Digital natives vs Digital immigrants in a world ruled by technology
Robin Olivier, Managing Director at Apple Premium Reseller, Digicape - Apr 18th, 15:04
We’re all familiar with the term Baby Boomer (1946 – 1964), Gen X (1965 – 1976) and Gen Y (1977 – 1995) - with the latter more commonly known as the Millennial - and we have a basic understanding of each, but what happens when you group these generations together under one corporate roof in a world predominately ruled by technology?
Robin Olivier, Managing Director at Digicape, Apple Premium Reseller, says that at the risk of generalising, computers have been and remain to be foreign to Baby Boomers. Olivier explains, “The adoption of technology seems to be more out of sufferance than passion or desire. I suspect that not having the advantage of being part of this revolution during the peak learning years (19-20 years old) has been a big setback.” Olivier explains that the converse is true for Millennials. “They have grown up being surrounded by technology and digital devices from birth. I call this group “digital natives” because the learning curve has been through absorption rather than learning.”
When referring to his own generation (Gen X) and Baby Boomers, Olivier describes this group as ‘digital immigrants’ because, as he explains, the introduction of technology meant having to learn something completely new and foreign. “When I was in school computer class was often used as a chance to catch up on unfinished homework (or sleep), laughs Olivier. It was only after school that I really started to enjoy and understand the power of computers.”

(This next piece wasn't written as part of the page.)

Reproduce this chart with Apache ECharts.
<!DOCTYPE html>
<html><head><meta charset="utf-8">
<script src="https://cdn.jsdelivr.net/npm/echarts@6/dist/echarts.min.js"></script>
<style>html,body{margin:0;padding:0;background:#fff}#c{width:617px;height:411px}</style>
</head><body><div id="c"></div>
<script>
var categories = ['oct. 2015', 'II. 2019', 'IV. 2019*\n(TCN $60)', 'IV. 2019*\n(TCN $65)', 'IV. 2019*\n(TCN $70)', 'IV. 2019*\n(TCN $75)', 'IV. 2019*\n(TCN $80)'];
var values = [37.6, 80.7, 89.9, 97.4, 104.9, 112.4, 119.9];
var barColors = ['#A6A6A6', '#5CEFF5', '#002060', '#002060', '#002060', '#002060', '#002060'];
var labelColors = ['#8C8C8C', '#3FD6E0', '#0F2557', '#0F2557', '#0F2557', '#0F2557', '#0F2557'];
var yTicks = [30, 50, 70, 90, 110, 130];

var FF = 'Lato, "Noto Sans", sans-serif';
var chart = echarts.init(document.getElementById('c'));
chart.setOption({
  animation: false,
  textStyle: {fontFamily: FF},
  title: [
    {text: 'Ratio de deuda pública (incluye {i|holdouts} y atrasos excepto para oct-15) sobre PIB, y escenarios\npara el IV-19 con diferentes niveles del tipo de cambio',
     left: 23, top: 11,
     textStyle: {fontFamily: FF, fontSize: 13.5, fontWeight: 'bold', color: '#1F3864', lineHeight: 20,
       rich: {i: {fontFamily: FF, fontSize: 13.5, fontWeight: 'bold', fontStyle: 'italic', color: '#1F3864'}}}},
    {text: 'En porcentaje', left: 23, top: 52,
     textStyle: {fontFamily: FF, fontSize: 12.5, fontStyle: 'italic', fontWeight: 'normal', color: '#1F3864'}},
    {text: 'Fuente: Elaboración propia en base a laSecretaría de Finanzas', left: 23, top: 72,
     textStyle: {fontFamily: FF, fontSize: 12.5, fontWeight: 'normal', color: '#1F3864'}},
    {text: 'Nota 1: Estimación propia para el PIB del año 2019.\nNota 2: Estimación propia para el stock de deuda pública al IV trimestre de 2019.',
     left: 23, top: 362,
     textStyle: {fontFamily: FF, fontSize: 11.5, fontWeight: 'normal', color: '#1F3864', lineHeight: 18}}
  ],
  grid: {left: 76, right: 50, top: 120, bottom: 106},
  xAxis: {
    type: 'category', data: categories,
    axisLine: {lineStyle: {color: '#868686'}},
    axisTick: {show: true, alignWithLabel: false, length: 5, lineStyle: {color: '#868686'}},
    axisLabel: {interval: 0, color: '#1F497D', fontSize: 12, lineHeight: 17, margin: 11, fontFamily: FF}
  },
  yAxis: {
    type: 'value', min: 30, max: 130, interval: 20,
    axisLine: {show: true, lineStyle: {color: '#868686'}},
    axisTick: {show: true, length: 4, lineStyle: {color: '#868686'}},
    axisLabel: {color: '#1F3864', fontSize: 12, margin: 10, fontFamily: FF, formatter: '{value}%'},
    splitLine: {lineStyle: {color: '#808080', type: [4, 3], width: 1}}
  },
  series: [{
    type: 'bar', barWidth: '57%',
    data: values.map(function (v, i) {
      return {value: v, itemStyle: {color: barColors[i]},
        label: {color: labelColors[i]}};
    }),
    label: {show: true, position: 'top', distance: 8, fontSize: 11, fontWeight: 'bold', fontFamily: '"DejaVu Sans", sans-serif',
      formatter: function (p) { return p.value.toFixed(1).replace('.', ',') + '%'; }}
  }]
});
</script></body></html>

The natural progression of technology for personal and home use was only made easy after the launch of Apple’s iLife suite (iPhoto, iMovie, iDVD, iWeb and GarageBand) in 2002 touted the “Microsoft Office” for your home. This followed the introduction of smartphones. These handheld computers were revolutionised in January 2007 as Apple introduced iPhone and iOS (Apple’s operating system), catalysing an entirely new digital transition for digital immigrants to come to terms with.
In addition to a shift in personal use, this also leads to a new way of working. Today, the workplace consists of individuals from all walks of life. As a business owner, Olivier lists the possible pros and cons of each generation in terms of working style and ease of technological adoption.
• Vast amounts of industry knowledge
• An understanding of traditional processes and procedures
• Lack of passion for technology
• Highest cost of skills development
• Longer timeframe for adoption
• Change management
• Embraces and understands the need for technological advancements
• High cost of skills development in tech
• Change management
• High tech skill level
• Rate of adoption of new tech
• Frustration with standard communication processes (emails, etc.)
“There are many factors to consider when operating a business with a multi-generational staff contingent,” says Olivier.
Olivier explains, “The direct link between access to information and ability to learn is having a significant and unique impact. Millennials are constantly bombarded with information and coupled with the retention and understanding of this information results in an increase in the pace of change." Olivier adds, “This increase in the pace of change is becoming increasingly difficult for Baby Boomers and Gen X to be able to keep up with. The net result of this is that the world is becoming a Millennial world at an increasing rate – a transition which is faster than we have ever experienced before.”
Olivier provides guidelines as to how one should go about managing a diverse generational workforce:
1. There is no one-size-fits-all approach: Traditionally, Baby Boomers have shown a tendency to stay with a company for most of their working life. However, as the years progress, individuals are exposed to different upbringings and, Millennials in particular, tend to be more focused on making career moves that will accelerate their career growth at a more rapid pace. This often leads to what many term ‘job hopping.’
Olivier notes that there is no longer a traditional career path, “and in order to retain young talent, managers need to adjust development and training programmes to ensure there is regular growth and continuous career challenges.”
2. Difference in learning styles: Olivier has noticed that Millennials are constantly looking for clear, continuous feedback and structured reviews. This differs when it comes to Baby Boomers and Gen Xers who are more familiar with a traditional work structure and work scope – often not requiring praise for a job well done. “Leaders in a business need to recognise that different review structures and management styles are necessary when introducing younger talent to the business,” says Olivier.
3. Be aware of the differences and embrace them: Olivier says that while Millennials are providing a fresh injection of ideas, creativity, and technological solutions, it does not mean that previous generations are no longer contributing to the company. “It needs to be made clear to employees where their strengths and weaknesses lie,” says Olivier. A Millennial will not have the industry knowledge compared to that of a Baby Boomer or Gen X individual, whereas a Baby Boomer might be lacking in technological adoption. “It is our job as leaders to ensure strengths and weaknesses are acknowledged and can be leveraged off one another,” says Olivier.
Olivier concludes that the only way that businesses will survive is to adapt to this new way of working and be flexible enough to respond to the inevitable rapid changes ahead.